Le 23 mai 2025, Joseph Kabila, ancien président de la République démocratique du Congo, a surgi de six années d’ombre pour livrer un discours aussi théâtral que polémique. Face à un pays en proie à l’instabilité, il s’est drapé dans le rôle de la victime outragée, fustigeant le régime de Félix Tshisekedi avec une virulence rare, tout en polissant son propre passé jusqu’à en faire un miroir éclatant de perfection. Entre plaintes personnelles et attaques au vitriol, Kabila réinvente l’histoire, transformant son règne en âge d’or et l’ère actuelle en descente aux enfers.
Un martyr face aux « provocations »
Dès les premiers mots, Kabila se pose en martyr silencieux. « J’ai enduré six ans de provocations, d’humiliations, d’atteintes à ma dignité », clame-t-il, la voix chargée d’une gravité étudiée. Ce silence, qu’il décrit comme un sacrifice patriotique, aurait été brisé par une urgence nationale : « Rester muet m’aurait rendu complice de la chute de 100 millions de Congolais. » Une posture qui le dépeint comme un homme accablé par le destin, contraint de reprendre la parole pour sauver son peuple.
Un passé idéalisé, un présent diabolisé
Dans un exercice de révisionnisme assumé, Kabila brosse un portrait idyllique de son mandat. En 2019, dit-il, il aurait laissé un Congo « réunifié, pacifié », doté d’une « économie dynamique » et d’une armée « en voie de professionnalisation ». Une vision qui élude les élections controversées de 2006 à 2018, la répression des opposants et les accusations de corruption qui ont marqué ses 18 années au pouvoir. Pour lui, tout allait pour le mieux jusqu’à ce que Tshisekedi ne vienne « dilapider » cet héritage. À l’inverse, il dépeint le régime actuel comme une catastrophe absolue.
« Dictature », « tyrannie », « espace de non-droit » : les mots claquent comme des coups de fouet.

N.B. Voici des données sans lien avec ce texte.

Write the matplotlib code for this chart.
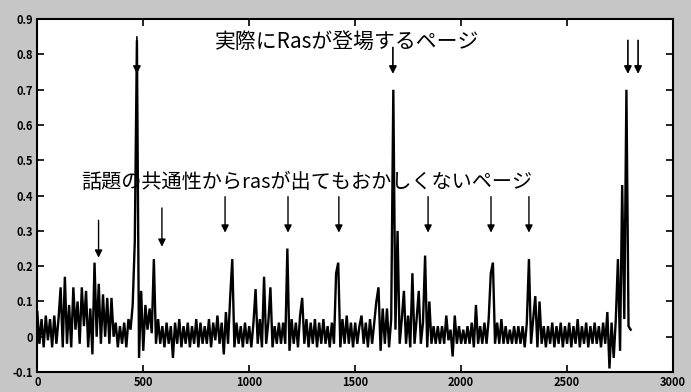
import matplotlib
matplotlib.use("Agg")
import matplotlib.pyplot as plt
import numpy as np

plt.rcParams['font.family'] = ['Noto Sans CJK JP', 'DejaVu Sans']

x_step = 10
y_values = [
    0.07, -0.02, 0.05, -0.03, 0.06, -0.01, 0.05, -0.03, 0.06, -0.02,    # 0-90
    0.05, 0.14, -0.03, 0.17, -0.02, 0.09, -0.03, 0.14, 0.02, 0.10,      # 100-190
    -0.02, 0.14, 0.03, 0.13, -0.03, 0.08, -0.05, 0.21, 0.00, 0.15,      # 200-290
    -0.02, 0.12, 0.00, 0.11, -0.02, 0.11, 0.00, 0.04, -0.03, 0.03,      # 300-390
    -0.02, 0.04, -0.03, 0.05, 0.02, 0.09, 0.27, 0.84, -0.06, 0.13,      # 400-490
    -0.04, 0.09, 0.02, 0.08, 0.01, 0.22, -0.02, 0.05, -0.02, 0.03,      # 500-590
    -0.03, 0.04, -0.02, 0.03, -0.06, 0.04, -0.02, 0.05, -0.03, 0.03,    # 600-690
    -0.02, 0.04, -0.03, 0.03, -0.02, 0.05, -0.03, 0.04, -0.02, 0.03,    # 700-790
    -0.02, 0.05, -0.03, 0.04, -0.01, 0.06, -0.02, 0.04, -0.05, 0.07,    # 800-890
    -0.02, 0.11, 0.22, -0.03, 0.04, -0.02, 0.03, -0.03, 0.04, -0.02,    # 900-990
    0.03, -0.03, 0.04, 0.135, -0.02, 0.05, -0.03, 0.17, -0.02, 0.04,    # 1000-1090
    0.14, -0.03, 0.03, -0.02, 0.04, -0.02, 0.04, -0.02, 0.25, -0.04,    # 1100-1190
    0.05, -0.02, 0.04, -0.03, 0.06, 0.11, -0.02, 0.05, -0.03, 0.04,     # 1200-1290
    -0.02, 0.05, -0.03, 0.04, -0.02, 0.05, -0.02, 0.03, -0.03, 0.04,    # 1300-1390
    -0.02, 0.18, 0.21, -0.03, 0.05, -0.02, 0.06, -0.02, 0.04, -0.03,    # 1400-1490
    0.04, -0.02, 0.03, 0.06, -0.02, 0.04, -0.03, 0.05, -0.02, 0.04,     # 1500-1590
    0.10, 0.14, -0.04, 0.08, -0.02, 0.08, -0.03, 0.05, 0.70, 0.02,      # 1600-1690
    0.30, -0.02, 0.05, 0.13, -0.02, 0.06, -0.03, 0.18, -0.02, 0.05,     # 1700-1790
    0.13, -0.02, 0.04, 0.23, -0.03, 0.10, -0.02, 0.03, -0.02, 0.03,     # 1800-1890
    -0.02, 0.03, -0.02, 0.06, -0.01, 0.02, -0.056, 0.06, -0.02, 0.03,   # 1900-1990
    -0.02, 0.02, -0.02, 0.03, -0.02, 0.04, -0.03, 0.09, -0.02, 0.03,    # 2000-2090
    -0.02, 0.04, -0.02, 0.05, 0.18, 0.21, -0.02, 0.04, -0.02, 0.05,     # 2100-2190
    -0.02, 0.03, -0.02, 0.02, -0.02, 0.03, -0.02, 0.03, -0.02, 0.03,    # 2200-2290
    -0.03, 0.04, 0.22, -0.02, 0.05, 0.115, -0.03, 0.10, -0.02, 0.03,    # 2300-2390
    -0.03, 0.03, -0.02, 0.04, -0.03, 0.03, -0.02, 0.04, -0.03, 0.03,    # 2400-2490
    -0.02, 0.04, -0.03, 0.03, -0.02, 0.05, -0.03, 0.03, -0.02, 0.04,    # 2500-2590
    -0.03, 0.03, -0.02, 0.04, -0.02, 0.03, -0.03, 0.04, -0.02, 0.07,    # 2600-2690
    -0.09, 0.04, -0.06, 0.05, 0.22, -0.04, 0.43, 0.05, 0.70, 0.03,      # 2700-2790
    0.02,                                                               # 2800
]
x_values = np.arange(len(y_values)) * x_step

# annotation arrows: (page, start value, tip value)
actual_arrow_x = [470, 1678, 2787, 2835]
actual_arrow_start = [0.85, 0.82, 0.84, 0.84]
actual_arrow_tip = [0.745, 0.745, 0.745, 0.745]

topic_arrow_x = [289, 588, 886, 1183, 1423, 1844, 2141, 2320]
topic_arrow_start = [0.33, 0.365, 0.397, 0.397, 0.397, 0.397, 0.397, 0.397]
topic_arrow_tip = [0.224, 0.255, 0.295, 0.295, 0.295, 0.295, 0.295, 0.295]

label_actual = "実際にRasが登場するページ"
label_topic = "話題の共通性からrasが出てもおかしくないページ"

x_ticks = [0, 500, 1000, 1500, 2000, 2500, 3000]
y_ticks = [-0.1, 0, 0.1, 0.2, 0.3, 0.4, 0.5, 0.6, 0.7, 0.8, 0.9]
y_tick_labels = ["-0.1", "0", "0.1", "0.2", "0.3", "0.4", "0.5", "0.6", "0.7", "0.8", "0.9"]

fig = plt.figure(figsize=(6.91, 3.92), dpi=100, facecolor="#c6c6c6")
ax = fig.add_axes([0.054, 0.051, 0.920, 0.900])
ax.set_facecolor("white")

ax.plot(x_values, y_values, color="black", lw=1.7, solid_joinstyle="miter")

for xa, ys, yt in zip(actual_arrow_x, actual_arrow_start, actual_arrow_tip):
    ax.annotate("", xy=(xa, yt), xytext=(xa, ys),
                arrowprops=dict(arrowstyle="-|>", color="black", lw=1.2,
                                mutation_scale=11, shrinkA=0, shrinkB=0))
for xa, ys, yt in zip(topic_arrow_x, topic_arrow_start, topic_arrow_tip):
    ax.annotate("", xy=(xa, yt), xytext=(xa, ys),
                arrowprops=dict(arrowstyle="-|>", color="black", lw=1.0,
                                mutation_scale=11, shrinkA=0, shrinkB=0))

ax.text(1461, 0.837, label_actual, ha="center", va="center", fontsize=15, color="black")
ax.text(1273, 0.437, label_topic, ha="center", va="center", fontsize=14.5, color="black")

ax.set_xlim(0, 3000)
ax.set_ylim(-0.1, 0.9)
ax.set_xticks(x_ticks)
ax.set_xticklabels([str(t) for t in x_ticks])
ax.set_yticks(y_ticks)
ax.set_yticklabels(y_tick_labels)
ax.tick_params(direction="in", length=5, width=1.2, top=True, right=True,
               labelsize=8, pad=3)
for lab in ax.get_xticklabels() + ax.get_yticklabels():
    lab.set_fontweight("bold")
for sp in ax.spines.values():
    sp.set_linewidth(1.5)

fig.savefig("out.png", dpi=100, facecolor=fig.get_facecolor())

Il accuse Tshisekedi de violations constitutionnelles, d’une gestion économique désastreuse – inflation galopante, corruption endémique et d’un chaos sécuritaire où « milices tribales » et « mercenaires » auraient remplacé une armée nationale autrefois respectable. Le massacre de Makala en 2024 ? Un « crime contre l’humanité » imputé à un « terrorisme d’État ». Pourtant, les violences dans l’Est, omniprésentes sous son propre règne, semblent opportunément oubliées dans ce récit manichéen. Sans oublier l’ attaque de la même prison de Makala, en juin 2017, pendant son régime, qui provoqua la mort de milliers de prisonniers et la fuite de milliers, sans que la mission mise en place pour élucider les évènements ne donne jamais un rapport final. Il semble que son objectif était l’ élimination des nombreux prisonniers politiques embastillés…Mais, cet épisode, il l’a oublié…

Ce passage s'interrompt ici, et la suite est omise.